Listing -
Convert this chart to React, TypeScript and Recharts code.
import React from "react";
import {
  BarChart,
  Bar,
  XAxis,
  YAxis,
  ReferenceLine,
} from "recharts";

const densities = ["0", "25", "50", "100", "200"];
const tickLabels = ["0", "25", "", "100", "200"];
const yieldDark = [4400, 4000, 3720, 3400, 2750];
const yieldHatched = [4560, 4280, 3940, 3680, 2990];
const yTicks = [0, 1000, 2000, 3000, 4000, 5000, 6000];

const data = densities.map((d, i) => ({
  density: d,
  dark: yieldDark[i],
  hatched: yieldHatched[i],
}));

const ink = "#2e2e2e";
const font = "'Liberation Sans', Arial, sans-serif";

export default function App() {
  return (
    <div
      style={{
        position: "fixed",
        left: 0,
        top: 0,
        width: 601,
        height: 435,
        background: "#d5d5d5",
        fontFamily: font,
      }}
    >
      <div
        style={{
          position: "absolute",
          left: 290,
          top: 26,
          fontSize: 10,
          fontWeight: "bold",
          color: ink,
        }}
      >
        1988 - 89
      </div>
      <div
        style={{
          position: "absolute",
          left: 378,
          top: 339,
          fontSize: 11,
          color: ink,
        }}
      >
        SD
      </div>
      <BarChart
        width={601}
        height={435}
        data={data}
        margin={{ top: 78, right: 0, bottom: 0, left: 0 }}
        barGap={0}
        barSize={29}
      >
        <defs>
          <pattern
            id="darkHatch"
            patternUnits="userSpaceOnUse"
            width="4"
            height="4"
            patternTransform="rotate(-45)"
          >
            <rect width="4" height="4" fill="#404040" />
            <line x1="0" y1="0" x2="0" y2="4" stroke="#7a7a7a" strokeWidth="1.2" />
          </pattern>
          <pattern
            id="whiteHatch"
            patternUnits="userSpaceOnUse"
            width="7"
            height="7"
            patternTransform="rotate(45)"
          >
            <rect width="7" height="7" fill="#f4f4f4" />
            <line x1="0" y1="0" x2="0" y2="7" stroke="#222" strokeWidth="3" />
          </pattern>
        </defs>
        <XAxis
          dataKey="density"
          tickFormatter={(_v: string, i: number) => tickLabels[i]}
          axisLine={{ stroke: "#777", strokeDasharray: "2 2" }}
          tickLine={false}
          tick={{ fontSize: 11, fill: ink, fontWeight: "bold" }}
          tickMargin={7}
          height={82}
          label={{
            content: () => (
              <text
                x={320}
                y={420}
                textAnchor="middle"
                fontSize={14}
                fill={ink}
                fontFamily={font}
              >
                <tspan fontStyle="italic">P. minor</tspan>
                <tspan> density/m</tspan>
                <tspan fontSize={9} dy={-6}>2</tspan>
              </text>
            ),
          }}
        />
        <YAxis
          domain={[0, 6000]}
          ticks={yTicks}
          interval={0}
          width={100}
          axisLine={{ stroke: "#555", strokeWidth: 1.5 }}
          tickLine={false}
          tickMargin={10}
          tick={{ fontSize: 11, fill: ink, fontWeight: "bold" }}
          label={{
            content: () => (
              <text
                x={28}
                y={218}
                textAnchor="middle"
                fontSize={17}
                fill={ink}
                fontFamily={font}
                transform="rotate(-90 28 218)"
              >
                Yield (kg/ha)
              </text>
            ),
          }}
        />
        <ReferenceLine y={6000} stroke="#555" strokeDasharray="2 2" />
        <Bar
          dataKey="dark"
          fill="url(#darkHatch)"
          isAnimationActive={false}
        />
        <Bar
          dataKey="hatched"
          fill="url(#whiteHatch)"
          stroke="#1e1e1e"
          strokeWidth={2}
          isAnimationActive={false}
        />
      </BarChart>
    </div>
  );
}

...

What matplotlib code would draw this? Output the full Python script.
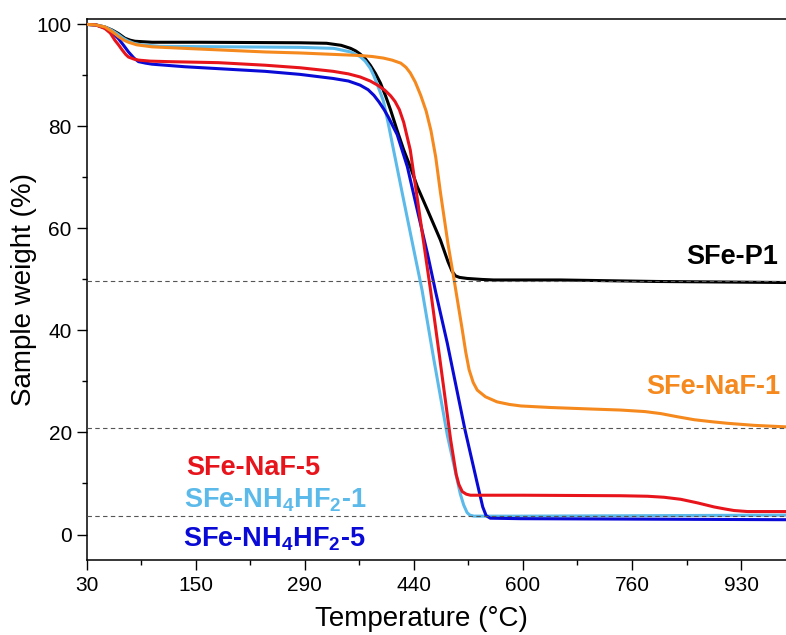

The task - Search the entries for "this" and copy out each line that has it.

Expected answer -
Convert this chart to React, TypeScript and Recharts code.
What matplotlib code would draw this? Output the full Python script.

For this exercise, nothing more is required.